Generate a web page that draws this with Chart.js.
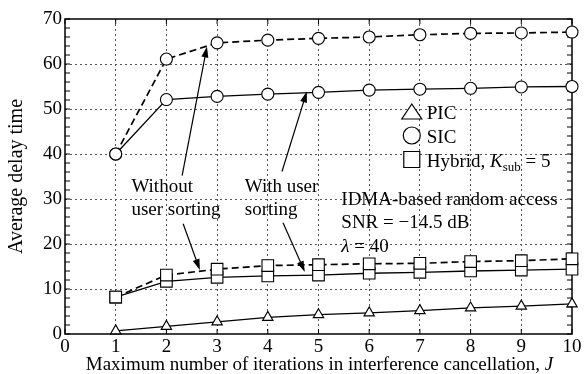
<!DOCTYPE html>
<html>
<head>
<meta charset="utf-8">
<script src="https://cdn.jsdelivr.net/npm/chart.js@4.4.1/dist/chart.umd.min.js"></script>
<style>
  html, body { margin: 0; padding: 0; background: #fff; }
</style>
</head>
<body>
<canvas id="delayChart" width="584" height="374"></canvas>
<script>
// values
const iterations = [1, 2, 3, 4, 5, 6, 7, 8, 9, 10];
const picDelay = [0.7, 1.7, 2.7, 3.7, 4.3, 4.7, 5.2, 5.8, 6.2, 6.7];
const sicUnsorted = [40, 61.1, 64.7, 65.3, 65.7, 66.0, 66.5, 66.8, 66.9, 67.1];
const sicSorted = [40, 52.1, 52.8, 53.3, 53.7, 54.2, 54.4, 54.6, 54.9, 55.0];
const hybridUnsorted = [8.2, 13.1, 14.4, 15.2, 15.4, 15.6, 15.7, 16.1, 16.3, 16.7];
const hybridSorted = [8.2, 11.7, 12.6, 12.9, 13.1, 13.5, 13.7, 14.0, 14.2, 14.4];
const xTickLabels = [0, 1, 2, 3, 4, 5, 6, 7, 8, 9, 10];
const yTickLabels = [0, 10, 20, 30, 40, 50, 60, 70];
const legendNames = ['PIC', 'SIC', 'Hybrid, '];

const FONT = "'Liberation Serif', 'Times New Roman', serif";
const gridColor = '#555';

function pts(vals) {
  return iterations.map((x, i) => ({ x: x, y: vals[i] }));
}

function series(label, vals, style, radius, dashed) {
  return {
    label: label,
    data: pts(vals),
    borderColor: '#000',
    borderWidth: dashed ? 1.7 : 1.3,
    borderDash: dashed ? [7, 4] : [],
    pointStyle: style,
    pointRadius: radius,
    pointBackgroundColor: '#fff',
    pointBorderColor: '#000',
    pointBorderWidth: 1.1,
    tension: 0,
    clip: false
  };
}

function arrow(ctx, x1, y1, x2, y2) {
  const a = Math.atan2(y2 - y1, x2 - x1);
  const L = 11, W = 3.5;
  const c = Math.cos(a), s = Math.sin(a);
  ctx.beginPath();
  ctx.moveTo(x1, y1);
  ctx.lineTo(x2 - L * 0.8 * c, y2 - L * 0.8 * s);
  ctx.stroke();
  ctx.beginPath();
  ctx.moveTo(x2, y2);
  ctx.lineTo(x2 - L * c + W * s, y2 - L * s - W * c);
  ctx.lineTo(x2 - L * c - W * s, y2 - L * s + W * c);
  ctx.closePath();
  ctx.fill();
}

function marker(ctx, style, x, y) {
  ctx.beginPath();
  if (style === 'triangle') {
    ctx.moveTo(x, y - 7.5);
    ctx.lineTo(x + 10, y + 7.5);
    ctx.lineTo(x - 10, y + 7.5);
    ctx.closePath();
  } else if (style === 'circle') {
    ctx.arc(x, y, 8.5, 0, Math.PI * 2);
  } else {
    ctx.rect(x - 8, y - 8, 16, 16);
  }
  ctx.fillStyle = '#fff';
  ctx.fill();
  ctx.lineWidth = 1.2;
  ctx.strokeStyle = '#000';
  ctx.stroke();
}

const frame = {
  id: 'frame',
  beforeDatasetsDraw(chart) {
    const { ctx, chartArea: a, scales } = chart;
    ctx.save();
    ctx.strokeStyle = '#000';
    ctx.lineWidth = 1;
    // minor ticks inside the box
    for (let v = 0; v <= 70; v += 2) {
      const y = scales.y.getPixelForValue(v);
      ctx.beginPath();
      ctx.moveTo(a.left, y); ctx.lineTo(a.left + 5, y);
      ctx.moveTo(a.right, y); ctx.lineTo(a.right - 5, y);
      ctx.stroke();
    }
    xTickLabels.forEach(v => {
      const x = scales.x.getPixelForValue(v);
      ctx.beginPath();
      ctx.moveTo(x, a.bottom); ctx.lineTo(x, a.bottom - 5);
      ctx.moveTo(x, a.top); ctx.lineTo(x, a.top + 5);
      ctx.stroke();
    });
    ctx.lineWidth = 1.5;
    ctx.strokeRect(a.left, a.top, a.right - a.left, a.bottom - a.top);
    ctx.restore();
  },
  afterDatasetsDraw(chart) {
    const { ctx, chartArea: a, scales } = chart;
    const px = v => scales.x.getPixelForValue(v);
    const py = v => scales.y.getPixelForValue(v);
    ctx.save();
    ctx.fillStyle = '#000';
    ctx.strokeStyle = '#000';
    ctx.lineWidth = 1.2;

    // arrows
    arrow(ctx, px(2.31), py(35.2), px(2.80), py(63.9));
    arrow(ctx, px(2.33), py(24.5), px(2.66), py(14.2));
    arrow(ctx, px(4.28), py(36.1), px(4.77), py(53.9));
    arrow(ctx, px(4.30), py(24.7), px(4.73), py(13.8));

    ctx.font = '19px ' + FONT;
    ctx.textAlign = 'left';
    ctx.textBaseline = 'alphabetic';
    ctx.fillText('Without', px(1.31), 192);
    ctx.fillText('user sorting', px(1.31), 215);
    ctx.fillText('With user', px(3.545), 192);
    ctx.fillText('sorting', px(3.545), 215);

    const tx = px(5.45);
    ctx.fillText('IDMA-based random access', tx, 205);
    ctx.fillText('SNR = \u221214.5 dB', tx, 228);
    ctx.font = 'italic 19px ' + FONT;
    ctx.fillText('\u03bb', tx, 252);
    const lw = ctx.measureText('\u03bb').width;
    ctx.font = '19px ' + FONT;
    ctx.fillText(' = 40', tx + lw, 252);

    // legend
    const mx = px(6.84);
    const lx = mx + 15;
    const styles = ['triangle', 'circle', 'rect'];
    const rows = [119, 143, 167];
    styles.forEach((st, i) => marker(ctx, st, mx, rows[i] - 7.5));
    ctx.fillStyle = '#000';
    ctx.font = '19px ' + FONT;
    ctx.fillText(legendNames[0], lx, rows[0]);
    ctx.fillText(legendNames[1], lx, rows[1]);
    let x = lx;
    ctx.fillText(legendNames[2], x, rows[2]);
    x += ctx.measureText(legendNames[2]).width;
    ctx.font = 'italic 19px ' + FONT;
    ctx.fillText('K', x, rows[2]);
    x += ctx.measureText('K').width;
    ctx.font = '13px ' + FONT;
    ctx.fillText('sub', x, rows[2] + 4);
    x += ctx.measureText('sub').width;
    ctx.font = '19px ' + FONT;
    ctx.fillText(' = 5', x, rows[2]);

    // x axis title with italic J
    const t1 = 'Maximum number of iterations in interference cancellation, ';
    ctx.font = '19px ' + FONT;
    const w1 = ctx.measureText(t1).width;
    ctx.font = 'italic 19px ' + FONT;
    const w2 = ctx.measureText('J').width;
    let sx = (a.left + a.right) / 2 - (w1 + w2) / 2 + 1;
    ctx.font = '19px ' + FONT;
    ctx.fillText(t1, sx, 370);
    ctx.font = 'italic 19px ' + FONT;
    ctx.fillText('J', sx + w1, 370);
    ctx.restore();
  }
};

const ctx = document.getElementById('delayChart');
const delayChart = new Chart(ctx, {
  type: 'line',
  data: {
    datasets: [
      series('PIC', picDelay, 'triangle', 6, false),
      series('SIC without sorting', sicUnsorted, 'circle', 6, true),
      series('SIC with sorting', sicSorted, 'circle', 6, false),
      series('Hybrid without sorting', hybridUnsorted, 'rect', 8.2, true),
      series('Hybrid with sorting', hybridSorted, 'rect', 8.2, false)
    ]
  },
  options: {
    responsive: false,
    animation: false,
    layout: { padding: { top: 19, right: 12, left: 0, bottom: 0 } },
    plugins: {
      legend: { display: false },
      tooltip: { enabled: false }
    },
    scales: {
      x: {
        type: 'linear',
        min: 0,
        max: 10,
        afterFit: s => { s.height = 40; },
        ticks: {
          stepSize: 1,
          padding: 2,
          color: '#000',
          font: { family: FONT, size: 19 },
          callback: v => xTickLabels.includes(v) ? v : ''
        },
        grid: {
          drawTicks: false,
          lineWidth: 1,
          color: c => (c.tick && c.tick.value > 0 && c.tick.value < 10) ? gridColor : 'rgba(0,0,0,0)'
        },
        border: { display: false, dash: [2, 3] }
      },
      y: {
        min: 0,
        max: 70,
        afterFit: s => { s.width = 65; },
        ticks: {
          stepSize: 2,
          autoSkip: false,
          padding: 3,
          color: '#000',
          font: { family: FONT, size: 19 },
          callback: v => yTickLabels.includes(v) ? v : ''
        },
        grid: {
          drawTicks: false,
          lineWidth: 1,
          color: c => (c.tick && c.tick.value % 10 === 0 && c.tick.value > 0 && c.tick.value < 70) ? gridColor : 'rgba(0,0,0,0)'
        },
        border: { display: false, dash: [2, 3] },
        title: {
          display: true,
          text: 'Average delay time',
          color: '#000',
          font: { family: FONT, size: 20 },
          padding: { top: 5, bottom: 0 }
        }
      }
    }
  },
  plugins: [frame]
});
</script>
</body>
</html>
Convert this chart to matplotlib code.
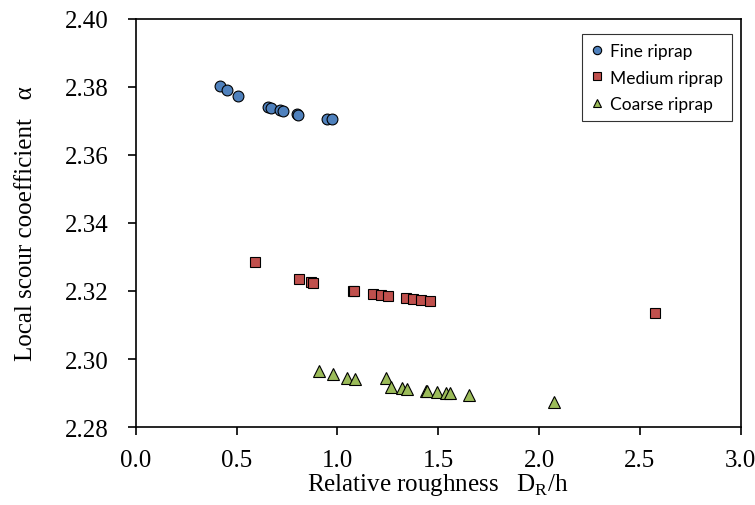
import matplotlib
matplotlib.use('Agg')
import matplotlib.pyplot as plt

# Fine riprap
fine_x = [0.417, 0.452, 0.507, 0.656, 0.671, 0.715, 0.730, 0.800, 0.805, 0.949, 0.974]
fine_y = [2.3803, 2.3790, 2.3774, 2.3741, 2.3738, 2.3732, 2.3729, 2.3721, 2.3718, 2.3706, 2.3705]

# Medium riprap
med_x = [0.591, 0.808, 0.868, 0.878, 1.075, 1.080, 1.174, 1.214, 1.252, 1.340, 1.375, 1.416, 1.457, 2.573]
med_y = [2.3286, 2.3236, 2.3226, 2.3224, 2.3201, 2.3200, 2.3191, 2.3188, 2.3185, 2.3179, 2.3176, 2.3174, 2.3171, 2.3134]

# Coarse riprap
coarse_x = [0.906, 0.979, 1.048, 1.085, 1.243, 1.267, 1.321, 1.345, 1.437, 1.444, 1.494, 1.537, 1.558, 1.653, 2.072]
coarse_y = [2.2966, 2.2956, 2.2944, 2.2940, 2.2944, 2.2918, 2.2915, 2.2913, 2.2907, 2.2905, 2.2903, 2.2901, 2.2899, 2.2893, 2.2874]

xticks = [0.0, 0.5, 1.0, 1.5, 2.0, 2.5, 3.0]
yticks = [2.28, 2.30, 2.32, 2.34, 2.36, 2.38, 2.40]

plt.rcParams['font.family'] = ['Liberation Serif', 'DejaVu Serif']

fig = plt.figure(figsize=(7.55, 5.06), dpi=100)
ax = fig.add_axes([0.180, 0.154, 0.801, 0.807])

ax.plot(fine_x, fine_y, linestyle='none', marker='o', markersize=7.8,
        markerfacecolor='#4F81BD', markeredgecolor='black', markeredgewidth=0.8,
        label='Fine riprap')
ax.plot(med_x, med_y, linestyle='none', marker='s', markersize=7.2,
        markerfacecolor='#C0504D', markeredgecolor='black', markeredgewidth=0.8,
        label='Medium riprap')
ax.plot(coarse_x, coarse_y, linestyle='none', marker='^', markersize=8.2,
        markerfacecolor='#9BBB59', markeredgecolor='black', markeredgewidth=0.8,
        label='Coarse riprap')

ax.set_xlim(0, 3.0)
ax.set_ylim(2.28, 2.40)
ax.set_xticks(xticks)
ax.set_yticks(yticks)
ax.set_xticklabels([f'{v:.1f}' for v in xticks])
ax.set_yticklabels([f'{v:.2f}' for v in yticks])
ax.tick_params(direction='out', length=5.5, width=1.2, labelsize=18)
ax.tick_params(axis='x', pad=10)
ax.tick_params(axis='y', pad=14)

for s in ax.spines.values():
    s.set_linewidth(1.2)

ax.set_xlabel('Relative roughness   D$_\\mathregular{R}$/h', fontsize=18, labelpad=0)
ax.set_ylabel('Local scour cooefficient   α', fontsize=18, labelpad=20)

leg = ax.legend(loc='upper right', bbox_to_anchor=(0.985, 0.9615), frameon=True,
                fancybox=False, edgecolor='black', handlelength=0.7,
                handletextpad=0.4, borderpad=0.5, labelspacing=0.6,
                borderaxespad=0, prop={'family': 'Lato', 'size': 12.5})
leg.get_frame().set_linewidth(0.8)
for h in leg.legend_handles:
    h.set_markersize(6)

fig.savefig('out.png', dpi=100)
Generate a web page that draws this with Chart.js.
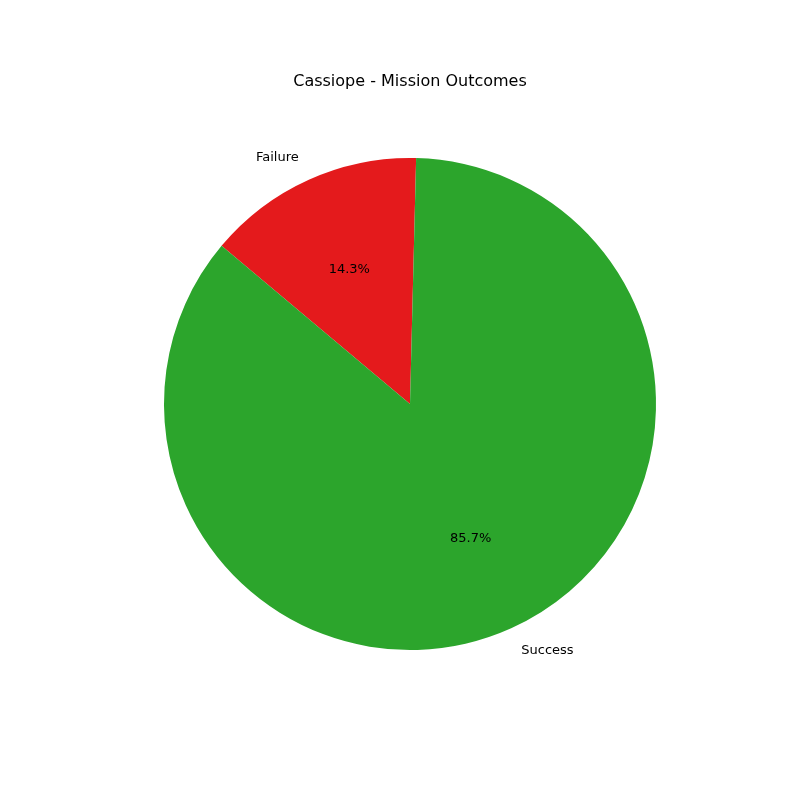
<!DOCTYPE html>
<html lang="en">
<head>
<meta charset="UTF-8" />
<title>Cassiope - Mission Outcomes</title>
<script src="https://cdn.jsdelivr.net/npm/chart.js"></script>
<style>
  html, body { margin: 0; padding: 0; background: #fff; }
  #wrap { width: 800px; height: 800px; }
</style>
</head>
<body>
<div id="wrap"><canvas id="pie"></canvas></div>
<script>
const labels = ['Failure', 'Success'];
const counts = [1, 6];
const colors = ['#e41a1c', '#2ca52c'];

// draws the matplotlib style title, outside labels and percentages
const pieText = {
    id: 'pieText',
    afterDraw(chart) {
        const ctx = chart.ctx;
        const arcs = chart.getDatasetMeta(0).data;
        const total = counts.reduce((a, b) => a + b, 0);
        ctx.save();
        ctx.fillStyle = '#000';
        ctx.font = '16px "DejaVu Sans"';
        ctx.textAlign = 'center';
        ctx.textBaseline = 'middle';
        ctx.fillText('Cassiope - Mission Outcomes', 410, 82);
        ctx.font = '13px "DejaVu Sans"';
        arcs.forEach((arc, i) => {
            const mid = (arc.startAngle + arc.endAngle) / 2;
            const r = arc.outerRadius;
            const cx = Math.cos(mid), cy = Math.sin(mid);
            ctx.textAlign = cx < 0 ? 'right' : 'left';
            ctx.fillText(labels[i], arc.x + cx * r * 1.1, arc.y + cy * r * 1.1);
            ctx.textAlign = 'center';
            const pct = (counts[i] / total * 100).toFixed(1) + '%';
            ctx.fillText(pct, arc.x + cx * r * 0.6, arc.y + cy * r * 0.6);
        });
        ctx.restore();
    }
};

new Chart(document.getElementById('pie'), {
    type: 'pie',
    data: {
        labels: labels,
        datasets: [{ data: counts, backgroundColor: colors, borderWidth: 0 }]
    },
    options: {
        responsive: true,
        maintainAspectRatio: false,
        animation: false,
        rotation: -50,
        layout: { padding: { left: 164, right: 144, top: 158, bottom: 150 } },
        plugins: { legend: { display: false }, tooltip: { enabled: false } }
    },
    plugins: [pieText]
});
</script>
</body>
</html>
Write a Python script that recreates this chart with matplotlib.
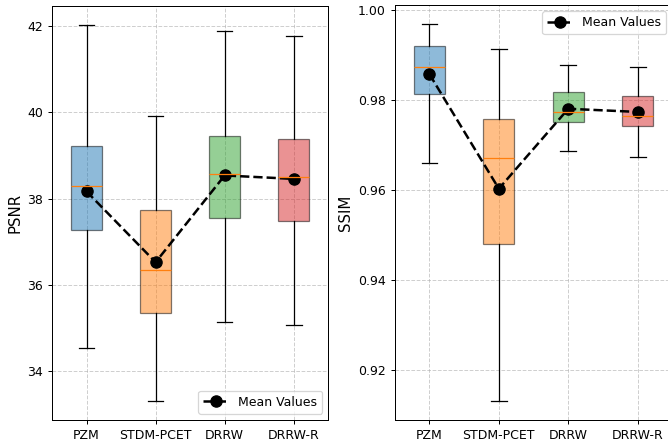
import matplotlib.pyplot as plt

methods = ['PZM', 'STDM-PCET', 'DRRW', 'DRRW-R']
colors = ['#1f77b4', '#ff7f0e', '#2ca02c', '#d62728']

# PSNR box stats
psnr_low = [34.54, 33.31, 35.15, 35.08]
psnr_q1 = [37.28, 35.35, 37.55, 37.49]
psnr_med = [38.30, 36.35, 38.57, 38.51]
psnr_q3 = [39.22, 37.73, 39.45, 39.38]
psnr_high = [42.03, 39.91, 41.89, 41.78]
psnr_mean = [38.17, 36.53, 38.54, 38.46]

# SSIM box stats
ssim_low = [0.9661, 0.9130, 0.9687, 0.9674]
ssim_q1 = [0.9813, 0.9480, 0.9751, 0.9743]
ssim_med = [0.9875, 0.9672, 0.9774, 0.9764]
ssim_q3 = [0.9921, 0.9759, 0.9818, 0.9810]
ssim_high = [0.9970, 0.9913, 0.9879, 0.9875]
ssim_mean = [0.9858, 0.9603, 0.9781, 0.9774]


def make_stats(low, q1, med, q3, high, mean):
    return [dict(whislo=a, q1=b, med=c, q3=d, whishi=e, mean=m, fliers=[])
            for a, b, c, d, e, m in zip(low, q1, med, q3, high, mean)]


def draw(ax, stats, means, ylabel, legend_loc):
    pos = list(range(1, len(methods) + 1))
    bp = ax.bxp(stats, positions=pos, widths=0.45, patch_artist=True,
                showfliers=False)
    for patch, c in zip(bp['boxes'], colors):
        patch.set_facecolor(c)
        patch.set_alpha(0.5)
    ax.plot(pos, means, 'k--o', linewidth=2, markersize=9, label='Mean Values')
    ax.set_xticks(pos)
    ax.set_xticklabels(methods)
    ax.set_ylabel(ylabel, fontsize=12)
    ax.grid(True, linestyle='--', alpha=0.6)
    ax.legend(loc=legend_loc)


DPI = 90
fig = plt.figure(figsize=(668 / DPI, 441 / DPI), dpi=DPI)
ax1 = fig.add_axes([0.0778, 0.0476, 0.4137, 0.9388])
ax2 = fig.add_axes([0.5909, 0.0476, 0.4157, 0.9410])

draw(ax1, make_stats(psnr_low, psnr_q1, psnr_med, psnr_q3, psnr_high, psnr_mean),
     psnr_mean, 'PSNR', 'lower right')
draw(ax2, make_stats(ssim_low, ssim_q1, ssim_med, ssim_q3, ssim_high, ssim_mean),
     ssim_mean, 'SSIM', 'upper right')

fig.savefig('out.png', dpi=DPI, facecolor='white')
——
What is being asked: Using the records above, select and copy every line that has the word "script".

Complete response:
<script src="https://cdn.jsdelivr.net/npm/chart.js@4.4.1/dist/chart.umd.min.js"></script>
<script>
</script>
<script src="https://cdn.jsdelivr.net/npm/chart.js"></script>
<script>
</script>
Write a Python script that recreates this chart with matplotlib.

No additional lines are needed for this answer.